— START LISTED ENTRIES —

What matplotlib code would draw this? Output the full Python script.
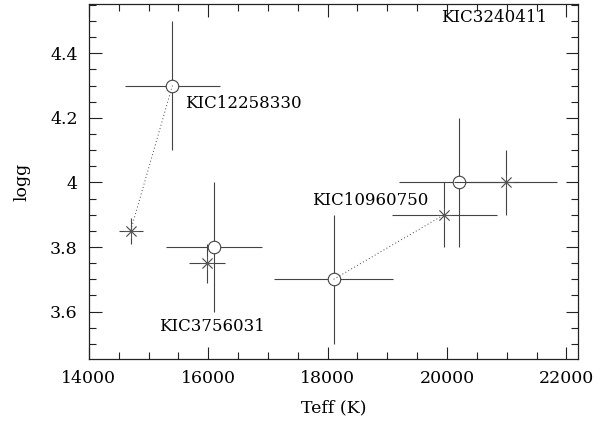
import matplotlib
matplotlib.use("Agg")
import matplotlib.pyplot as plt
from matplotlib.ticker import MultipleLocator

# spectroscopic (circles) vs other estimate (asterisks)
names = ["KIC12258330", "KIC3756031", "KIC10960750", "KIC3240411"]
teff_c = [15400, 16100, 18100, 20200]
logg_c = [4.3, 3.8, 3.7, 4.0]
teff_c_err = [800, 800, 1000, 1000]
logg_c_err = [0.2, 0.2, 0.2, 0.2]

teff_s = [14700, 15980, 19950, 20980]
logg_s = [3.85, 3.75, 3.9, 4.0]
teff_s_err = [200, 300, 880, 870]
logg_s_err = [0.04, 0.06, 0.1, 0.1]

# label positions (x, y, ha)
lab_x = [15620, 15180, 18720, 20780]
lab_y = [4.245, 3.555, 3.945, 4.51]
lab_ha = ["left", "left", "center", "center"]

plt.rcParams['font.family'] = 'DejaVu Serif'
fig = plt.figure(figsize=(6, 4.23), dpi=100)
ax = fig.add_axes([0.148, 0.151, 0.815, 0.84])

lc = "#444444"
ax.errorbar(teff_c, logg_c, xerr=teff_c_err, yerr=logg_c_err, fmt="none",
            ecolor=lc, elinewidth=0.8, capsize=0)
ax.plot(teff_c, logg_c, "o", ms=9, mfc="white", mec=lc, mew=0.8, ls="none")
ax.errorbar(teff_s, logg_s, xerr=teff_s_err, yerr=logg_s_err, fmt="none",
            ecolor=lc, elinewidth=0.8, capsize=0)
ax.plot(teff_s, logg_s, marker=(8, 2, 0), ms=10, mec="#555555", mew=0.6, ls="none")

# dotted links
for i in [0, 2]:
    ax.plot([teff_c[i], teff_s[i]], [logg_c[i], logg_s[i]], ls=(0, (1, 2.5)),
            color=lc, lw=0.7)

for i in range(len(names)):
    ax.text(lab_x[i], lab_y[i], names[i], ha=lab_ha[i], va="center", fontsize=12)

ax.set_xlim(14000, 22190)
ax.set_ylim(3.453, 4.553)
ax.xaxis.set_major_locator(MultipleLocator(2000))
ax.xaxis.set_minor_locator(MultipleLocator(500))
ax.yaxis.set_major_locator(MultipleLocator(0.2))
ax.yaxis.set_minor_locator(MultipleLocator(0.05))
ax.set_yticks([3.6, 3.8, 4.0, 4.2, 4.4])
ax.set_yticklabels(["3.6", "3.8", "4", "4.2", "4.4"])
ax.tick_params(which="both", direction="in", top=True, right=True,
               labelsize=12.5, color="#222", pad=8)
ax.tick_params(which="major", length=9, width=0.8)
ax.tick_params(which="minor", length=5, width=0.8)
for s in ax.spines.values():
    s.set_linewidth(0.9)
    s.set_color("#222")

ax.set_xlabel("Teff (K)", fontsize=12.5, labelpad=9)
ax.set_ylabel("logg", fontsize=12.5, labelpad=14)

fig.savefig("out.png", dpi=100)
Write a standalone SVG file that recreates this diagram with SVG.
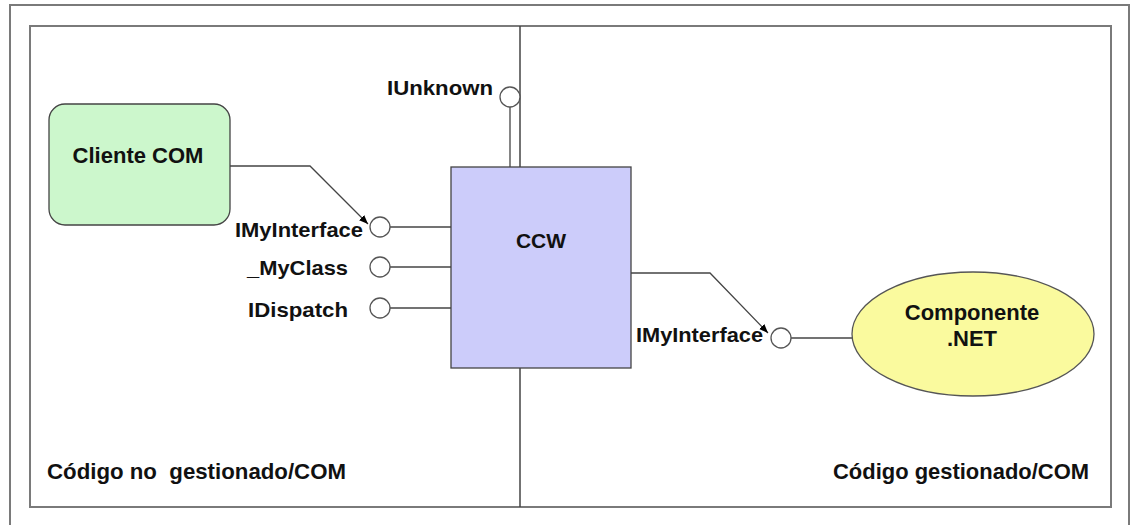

— END LISTED ENTRIES —

TASK DETAILS
Write every record out again exactly; no pictures belong in the copy.

THE SOLUTION
What matplotlib code would draw this? Output the full Python script.
import matplotlib
matplotlib.use("Agg")
import matplotlib.pyplot as plt
from matplotlib.ticker import MultipleLocator

# spectroscopic (circles) vs other estimate (asterisks)
names = ["KIC12258330", "KIC3756031", "KIC10960750", "KIC3240411"]
teff_c = [15400, 16100, 18100, 20200]
logg_c = [4.3, 3.8, 3.7, 4.0]
teff_c_err = [800, 800, 1000, 1000]
logg_c_err = [0.2, 0.2, 0.2, 0.2]

teff_s = [14700, 15980, 19950, 20980]
logg_s = [3.85, 3.75, 3.9, 4.0]
teff_s_err = [200, 300, 880, 870]
logg_s_err = [0.04, 0.06, 0.1, 0.1]

# label positions (x, y, ha)
lab_x = [15620, 15180, 18720, 20780]
lab_y = [4.245, 3.555, 3.945, 4.51]
lab_ha = ["left", "left", "center", "center"]

plt.rcParams['font.family'] = 'DejaVu Serif'
fig = plt.figure(figsize=(6, 4.23), dpi=100)
ax = fig.add_axes([0.148, 0.151, 0.815, 0.84])

lc = "#444444"
ax.errorbar(teff_c, logg_c, xerr=teff_c_err, yerr=logg_c_err, fmt="none",
            ecolor=lc, elinewidth=0.8, capsize=0)
ax.plot(teff_c, logg_c, "o", ms=9, mfc="white", mec=lc, mew=0.8, ls="none")
ax.errorbar(teff_s, logg_s, xerr=teff_s_err, yerr=logg_s_err, fmt="none",
            ecolor=lc, elinewidth=0.8, capsize=0)
ax.plot(teff_s, logg_s, marker=(8, 2, 0), ms=10, mec="#555555", mew=0.6, ls="none")

# dotted links
for i in [0, 2]:
    ax.plot([teff_c[i], teff_s[i]], [logg_c[i], logg_s[i]], ls=(0, (1, 2.5)),
            color=lc, lw=0.7)

for i in range(len(names)):
    ax.text(lab_x[i], lab_y[i], names[i], ha=lab_ha[i], va="center", fontsize=12)

ax.set_xlim(14000, 22190)
ax.set_ylim(3.453, 4.553)
ax.xaxis.set_major_locator(MultipleLocator(2000))
ax.xaxis.set_minor_locator(MultipleLocator(500))
ax.yaxis.set_major_locator(MultipleLocator(0.2))
ax.yaxis.set_minor_locator(MultipleLocator(0.05))
ax.set_yticks([3.6, 3.8, 4.0, 4.2, 4.4])
ax.set_yticklabels(["3.6", "3.8", "4", "4.2", "4.4"])
ax.tick_params(which="both", direction="in", top=True, right=True,
               labelsize=12.5, color="#222", pad=8)
ax.tick_params(which="major", length=9, width=0.8)
ax.tick_params(which="minor", length=5, width=0.8)
for s in ax.spines.values():
    s.set_linewidth(0.9)
    s.set_color("#222")

ax.set_xlabel("Teff (K)", fontsize=12.5, labelpad=9)
ax.set_ylabel("logg", fontsize=12.5, labelpad=14)

fig.savefig("out.png", dpi=100)
Write a standalone SVG file that recreates this diagram with SVG.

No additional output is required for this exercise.